= Golden Melody Award for Traditional Arts and Music =

Taiwanese Music Awards

The Golden Melody Awards for Traditional Arts and Music (GMATAM) honors individuals and groups engaged in traditional arts, music, and opera performance in Taiwan. Initially organized by the Government Information Office, Executive Yuan, it transitioned to the jurisdiction of the Bureau of Audiovisual and Music Industry Development, Ministry of Culture. It's now overseen by the National Center for Traditional Arts, a division of the Ministry of Culture.

== History ==

=== Background ===
The Government Information Office, Executive Yuan, initiated the Golden Melody Awards in late 1988, with the inaugural event taking place the subsequent year. The awards were established to elevate the quality of popular music, inspire those in music production, and serve as Taiwan's premier music honor.

=== Initial Stage ===
Since 1989, the Golden Melody Awards have been held regularly every year. Over the seven years, the Government Information Office, Executive Yuan, had undergone many discussions and reviews. To increase efficiency and reduce the costs of human and financial resources, and to broaden the horizon of the Golden Melody Awards, other music genres, such as classical music, folk music, local theater, folklore, talk performance, and children's music were included in the awards in addition to popular music. Therefore, starting from the 8th awards in 1997, the musical album category of “Golden Tripod Awards” and the “Golden Melody Awards” were merged, and the awards were re-designed by dividing the individual awards into the “Popular Music Category” and the “Non-Popular Music Category.”
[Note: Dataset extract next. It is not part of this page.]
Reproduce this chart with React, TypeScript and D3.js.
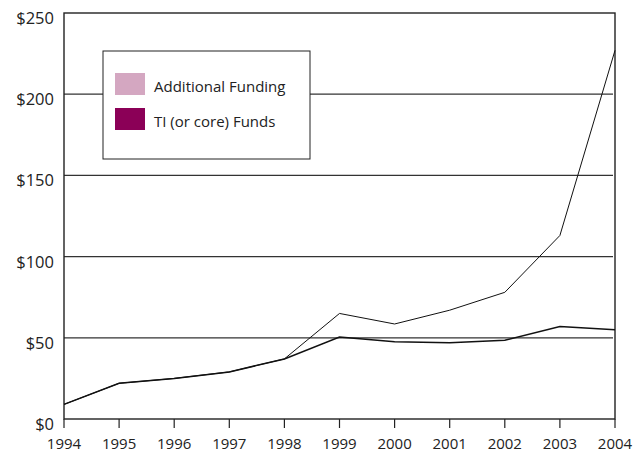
import React, { useEffect, useRef } from "react";
import * as d3 from "d3";

const years = [1994, 1995, 1996, 1997, 1998, 1999, 2000, 2001, 2002, 2003, 2004];
const coreFunds = [9, 22, 25, 29, 37, 50.5, 47.5, 47, 48.5, 57, 55];
const totalFunds = [9, 22, 25, 29, 37, 65, 58.5, 67, 78, 113, 227];
const yTicks = [0, 50, 100, 150, 200, 250];
const legendItems = [
  { label: "Additional Funding", color: "#d4a7c1" },
  { label: "TI (or core) Funds", color: "#8b0057" },
];

const FONT = "'Open Sans', 'DejaVu Sans', sans-serif";

const App = () => {
  const svgRef = useRef<SVGSVGElement | null>(null);

  useEffect(() => {
    const root = d3.select(svgRef.current);
    root.selectAll("*").remove();

    const margin = { top: 13, right: 18, bottom: 35, left: 64 },
      width = 633 - margin.left - margin.right,
      height = 455 - margin.top - margin.bottom - 1;

    const svg = root
      .append("g")
      .attr("transform", "translate(" + margin.left + "," + margin.top + ")");

    const x = d3.scaleLinear().domain([1994, 2004]).range([0, width]);
    const y = d3.scaleLinear().domain([0, 250]).range([height, 0]);

    // gridlines
    svg
      .selectAll(".grid")
      .data(yTicks.filter((t) => t > 0 && t < 250))
      .enter()
      .append("line")
      .attr("x1", 0)
      .attr("x2", width - 2)
      .attr("y1", (d) => y(d))
      .attr("y2", (d) => y(d))
      .attr("stroke", "#333")
      .attr("stroke-width", 1.2);

    // frame
    svg
      .append("rect")
      .attr("x", 0)
      .attr("y", 0)
      .attr("width", width)
      .attr("height", height)
      .attr("fill", "none")
      .attr("stroke", "#222")
      .attr("stroke-width", 1.4);

    // x ticks
    svg
      .selectAll(".xtick")
      .data(years)
      .enter()
      .append("line")
      .attr("x1", (d) => x(d))
      .attr("x2", (d) => x(d))
      .attr("y1", height)
      .attr("y2", height + 9)
      .attr("stroke", "#222")
      .attr("stroke-width", 1.2);

    svg
      .selectAll(".xlabel")
      .data(years)
      .enter()
      .append("text")
      .attr("x", (d) => x(d))
      .attr("y", height + 30)
      .attr("text-anchor", "middle")
      .style("font-family", FONT)
      .style("font-size", "15px")
      .attr("fill", "#222")
      .text((d) => String(d));

    svg
      .selectAll(".ylabel")
      .data(yTicks)
      .enter()
      .append("text")
      .attr("x", -10)
      .attr("y", (d) => y(d) + 11)
      .attr("text-anchor", "end")
      .style("font-family", FONT)
      .style("font-size", "16.5px")
      .attr("fill", "#222")
      .text((d) => "$" + d);

    const line = d3
      .line<number>()
      .x((d, i) => x(years[i]))
      .y((d) => y(d));

    svg
      .append("path")
      .datum(totalFunds)
      .attr("fill", "none")
      .attr("stroke", "#111")
      .attr("stroke-width", 1)
      .attr("d", line);

    svg
      .append("path")
      .datum(coreFunds)
      .attr("fill", "none")
      .attr("stroke", "#111")
      .attr("stroke-width", 1.5)
      .attr("d", line);

    // legend
    const legend = svg.append("g").attr("transform", "translate(39,38)");
    legend
      .append("rect")
      .attr("x", 0)
      .attr("y", 0)
      .attr("width", 207)
      .attr("height", 108)
      .attr("fill", "white")
      .attr("stroke", "#222")
      .attr("stroke-width", 1);

    legend
      .selectAll(".item")
      .data(legendItems)
      .enter()
      .append("rect")
      .attr("x", 12)
      .attr("y", (d, i) => 22 + i * 35)
      .attr("width", 30)
      .attr("height", 22)
      .attr("fill", (d) => d.color);

    legend
      .selectAll(".itemlabel")
      .data(legendItems)
      .enter()
      .append("text")
      .attr("x", 51)
      .attr("y", (d, i) => 41 + i * 35)
      .style("font-family", FONT)
      .style("font-size", "15px")
      .attr("fill", "#222")
      .text((d) => d.label);
  }, []);

  return (
    <svg
      ref={svgRef}
      width={633}
      height={455}
      style={{ display: "block", position: "fixed", left: 0, top: 0, background: "white" }}
    />
  );
};

export default App;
Since the 12th Golden Melody Awards in 2001, the category formerly known as “Non-Popular Music Category” was renamed the “Traditional and Artistic Music Category” to prevent the public from misunderstanding that non-popular music is a music genre that has fallen out of favor. In 2012, following the dissolution of the Government Information Office and the establishment of the Ministry of Culture, the operation of the Golden Melody Awards, which the Government Information Office previously presented, was integrated into the Bureau of Audiovisual and Music Industry Development, Ministry of Culture. Since 2014, the Golden Melody Awards have been divided into two separate honors. The “Pop Music Category” continued to be held by the Bureau of Audiovisual and Music Industry Development. At the same time, the “Traditional and Artistic Music Category” was handed over to the National Center for Traditional Arts, in charge of judging and awarding. It has been officially renamed the “Golden Melody Awards for Traditional Arts and Music.”

=== The Name and the Numbering of the Awards Remain Unchanged ===
The original “Golden Melody Awards” (GMA) held a special place in the hearts of people in Taiwan as the most representative music award. Therefore, when the Golden Melody Awards was restructured in 2014, the Ministry of Culture took steps to preserve its historical significance and brand name. They formally named the category of “Traditional and Artistic Music Category” as “Golden Melody Awards for Traditional Arts and Music” (GMATAM), retaining the essence of the old name “Golden Melody Awards”. Simultaneously, the years of the awards were numbered consecutively from the 25th year of the GMA. Furthermore, other awards categories were restructured into two main fields: the “Publishing Category” and the “Theatrical Performance Category.”

=== Developments ===
In 2015, to elevate the international profile of the Awards and to enhance the visibility of Sinophone music and traditional performing arts, the criteria for the 26th Awards were revised, removing nationality restrictions for the “Publishing Category,” except for the individual award in the “Theatrical Performance Category.” In 2017, at the 27th Awards, the “Performer of the Year” category was added, and the age limit for the “Best Individual Newcomer” award was decreased, ensuring a more comprehensive and inclusive promotion of artists in the Theatrical Performance Category.

The Golden Melody Awards for Traditional Arts and Music have undergone continual review and improvement year after year, with the competition format and award criteria evolving in tandem. In 2019, the original “Best Creation Award” was segmented into three distinct awards: “Best Composition,” “Best Lyrics,” and “Best Arrangement.” For the “Theatrical Performance Category,” new accolades, namely the “Best Theatre Script” and the “Best Musical Design,” were introduced, accompanied by some renaming of existing categories. 2021 witnessed the introduction of the “Best Director” award. 2022 heralded the addition of the “Jury Award” and the “Best Performance by a Leading Puppeteer,” while the “Best Performer” and the “Best Performance by a Leading Puppeteer” underwent revisions, ensuring that they weren’t restricted to a solitary recipient. Moreover, the “Best Individual Newcomer” was rebranded as the “Best Youth Performer.” In 2023, the “Publishing Category” was renamed the “Music Category.”